All along, of course, I was attending church and developing Christian friends, but it was a slow process, and I took some hits during that first year. I got tired of answering questions about what in Islam made me leave. In fact, I didn’t feel pushed out of Islam because of its deficiencies, so much as pulled toward Jesus. I got tired of Christians wanting me to talk about weaknesses in the Qur’an. I wanted to talk about the Bible, not the Qur’an. I loved the Bible, but many Christians kept wanting to pull me back into thinking about the Qur’an. I understand this, and am not angry about it; it just wasn’t helpful.

Perhaps my loneliness was intensified that first year because I felt as though I was being treated like a trophy. I was a token Muslim who’d become Christian and all that went along with an externally imposed status. There were labels, such as MBB (Muslim background believer), as if my identity was still wrapped up in Islam, and felt like there was no exit–not from Muslims–but by Christians. I didn’t want to be an MBB, only to follow Jesus and grow in that identity.

Almost immediately I got sucked into feeling as though I had to make a choice about what flavor of Christian I was to be. Evangelicals told me to avoid Roman Catholics because they weren’t true Christians, and stay clear of Episcopalians and Lutherans because they were too formal. Methodists, Presbyterians, and Congregationalists were suspect because they were too liberal. Of course, Mormons were off limits. Pentecostals were suspect because they were too hyper and not enough into apologetics. Although it wasn’t stated, it was implicit that I had to define what I “was not” more than what “I was.” It all seemed so partisan and negative, when again, I simply wanted to follow Jesus and thought this should be simple.

Those were some of the challenges, but there were marvelous moments. I remember hanging around 20-something Christians—I guess we now call them millennials.
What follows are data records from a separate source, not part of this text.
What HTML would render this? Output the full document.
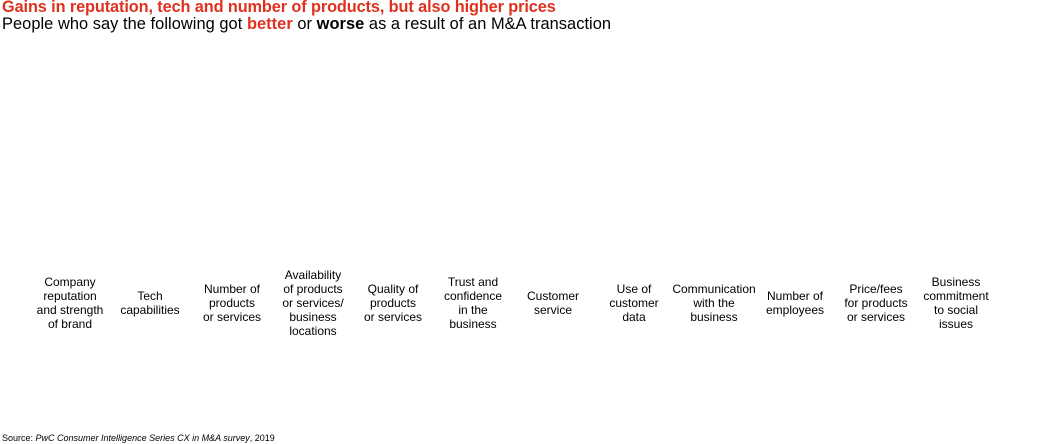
<!DOCTYPE html>
<html><head><style>
body{margin:0;width:1040px;height:444px;background:#fff;font-family:"Liberation Sans",Arial,sans-serif;position:relative;overflow:hidden;color:#000}
.t{position:absolute;left:2px;top:-2px;font-size:16.3px;font-weight:bold;color:#e0301e;white-space:nowrap;letter-spacing:-0.1px}
.s{position:absolute;left:2px;top:15px;font-size:16.4px;white-space:nowrap;letter-spacing:0.05px}
.r{color:#e0301e;font-weight:bold}
.l{position:absolute;width:100px;margin-left:-50px;text-align:center;font-size:12px;line-height:14px;top:303px;transform:translateY(-50%)}
.src{position:absolute;left:2px;top:433px;font-size:9px;white-space:nowrap}
</style></head><body>
<div class="t">Gains in reputation, tech and number of products, but also higher prices</div>
<div class="s">People who say the following got <span class="r">better</span> or <b>worse</b> as a result of an M&amp;A transaction</div>
<div class="l" style="left:70px">Company<br>reputation<br>and strength<br>of brand</div>
<div class="l" style="left:150px">Tech<br>capabilities</div>
<div class="l" style="left:232px">Number of<br>products<br>or services</div>
<div class="l" style="left:313px">Availability<br>of products<br>or services/<br>business<br>locations</div>
<div class="l" style="left:393px">Quality of<br>products<br>or services</div>
<div class="l" style="left:473px">Trust and<br>confidence<br>in the<br>business</div>
<div class="l" style="left:553px">Customer<br>service</div>
<div class="l" style="left:634px">Use of<br>customer<br>data</div>
<div class="l" style="left:714px">Communication<br>with the<br>business</div>
<div class="l" style="left:795px">Number of<br>employees</div>
<div class="l" style="left:876px">Price/fees<br>for products<br>or services</div>
<div class="l" style="left:956px">Business<br>commitment<br>to social<br>issues</div>
<div class="src">Source: <i>PwC Consumer Intelligence Series CX in M&amp;A survey</i>, 2019</div>
</body></html>
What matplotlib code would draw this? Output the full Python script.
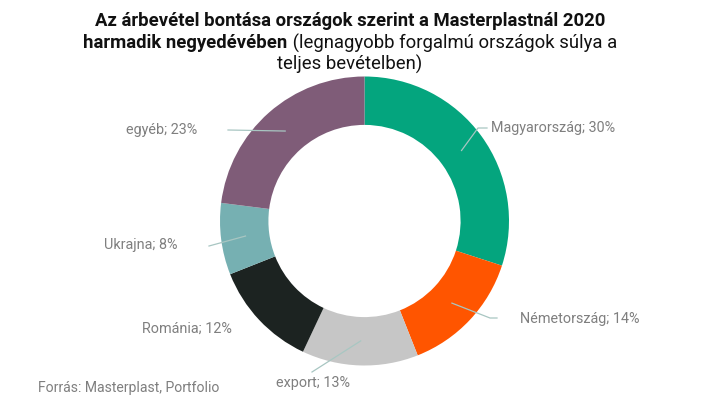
import numpy as np
from matplotlib import pyplot as plt

# Data
labels = ['Magyarország', 'Németország', 'export', 'Románia', 'Ukrajna', 'egyéb']
shares = [30, 14, 13, 12, 8, 23]
colors = ['#04a57e', '#ff5500', '#c6c6c6', '#1c2321', '#76b0b2', '#7f5c78']

# label layout (pixels): text anchor x, y, alignment, elbow point, line end
label_pos = {
    'Magyarország': (491, 128, 'left', (478, 128), (487, 128)),
    'Németország': (520, 319, 'left', (490, 318), (497, 318)),
    'export': (313, 383, 'center', None, (312, 372)),
    'Románia': (232, 329, 'right', None, None),
    'Ukrajna': (178, 245, 'right', None, (209, 246)),
    'egyéb': (197, 130, 'right', None, (228, 130)),
}

W, H = 702, 397
cx, cy, R = 364.5, 221.0, 144.5

plt.rcParams['font.family'] = ['Roboto', 'DejaVu Sans']

fig = plt.figure(figsize=(W / 100, H / 100), dpi=100)
ax = fig.add_axes([(cx - R) / W, (H - cy - R) / H, 2 * R / W, 2 * R / H])

wedges, _ = ax.pie(shares, colors=colors, startangle=90, counterclock=False,
                   radius=1, wedgeprops=dict(width=0.335, linewidth=0))
ax.set_xlim(-1, 1)
ax.set_ylim(-1, 1)
ax.set_aspect('equal')
ax.axis('off')


def px2data(px, py):
    return (px - cx) / R, (cy - py) / R


line_col = '#a8c6c2'
text_col = '#7f7f7f'
for w, lab, val in zip(wedges, labels, shares):
    ang = np.deg2rad((w.theta1 + w.theta2) / 2)
    mx, my = 0.83 * np.cos(ang), 0.83 * np.sin(ang)
    tx, ty, ha, elbow, end = label_pos[lab]
    if end is not None:
        pts = [(mx, my)]
        if elbow is not None:
            pts.append(px2data(*elbow))
        pts.append(px2data(*end))
        xs, ys = zip(*pts)
        ax.plot(xs, ys, color=line_col, lw=0.9, clip_on=False)
    dx, dy = px2data(tx, ty)
    ax.text(dx, dy, f'{lab}; {val}%', ha=ha, va='center', fontsize=10.4,
            color=text_col, clip_on=False)

# Title
tcol = '#111111'
fs = 13.3
fig.text(350 / W, 1 - 21 / H, 'Az árbevétel bontása országok szerint a Masterplastnál 2020',
         ha='center', va='center', fontsize=fs, fontweight='bold', color=tcol)
fig.canvas.draw()
r = fig.canvas.get_renderer()
t1 = fig.text(0, 1 - 43 / H, 'harmadik negyedévében', ha='left', va='center',
              fontsize=fs, fontweight='bold', color=tcol)
t2 = fig.text(0, 1 - 43 / H, ' (legnagyobb forgalmú országok súlya a', ha='left',
              va='center', fontsize=fs, color=tcol)
w1 = t1.get_window_extent(r).width
w2 = t2.get_window_extent(r).width
x0 = 350 - (w1 + w2) / 2
t1.set_x(x0 / W)
t2.set_x((x0 + w1) / W)
fig.text(350 / W, 1 - 64 / H, 'teljes bevételben)', ha='center', va='center',
         fontsize=fs, color=tcol)

# Source
fig.text(38 / W, 1 - 388 / H, 'Forrás: Masterplast, Portfolio', ha='left', va='center',
         fontsize=10.1, color=text_col)

fig.savefig('out.png', dpi=100)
They were less about labels and more about living the Christian life, and loving those not yet believers. I found community outside church walls that was real; although not very structured, it was a place to be with equals who listened to my questions and doubts without judging me. I got to experience faith, that was not just in the head but joined head and heart, as well as connecting me to others in the body. I loved those times, and even now when much older, still hang out with that age group because I feel as though I can breathe and not listen to right-wing political Christianity that seems to be infecting today’s church and clouding Christ’s image.

I attend church; after all, I am a pastor and have made peace with the past, because it isn’t really the past—it informs my present and is part of who I am. I continue to make peace with the church, the formal structured church, because Christians are there and I love them even when struggling to connect. Yet, I feel blessed because early that first year, young Christians took me in and accepted me as I was. God’s grace operated through them to heal the loneliness of leaving Islam, the alienation of feeling like a trophy in the Christian community, and sense that some wanted only to hear all that was wrong with Islam.

I have learned never to despise past negatives because God redeems and transforms it for good. This informs how I currently interact with Muslims, and despite my pushy NYC personality (ok, sometimes downright aggressive), I’m not pushy when it comes to loving Muslims and sharing my faith and life with them.

No single group is the answer to the problems within the church; we all need to get along and stop the nonsense and the focus on the divisive trivia. We can do it if we let fellow-Christians simply be followers of Jesus without hyphenating their identity. We must love Muslims and help them see what it means to imitate Christ rather than my pastor, my church, or my brand of Christianity. We can do it, with God’s help–and if we do–I think God will look down and say, “And that was the morning and evening of that day, and it was good.”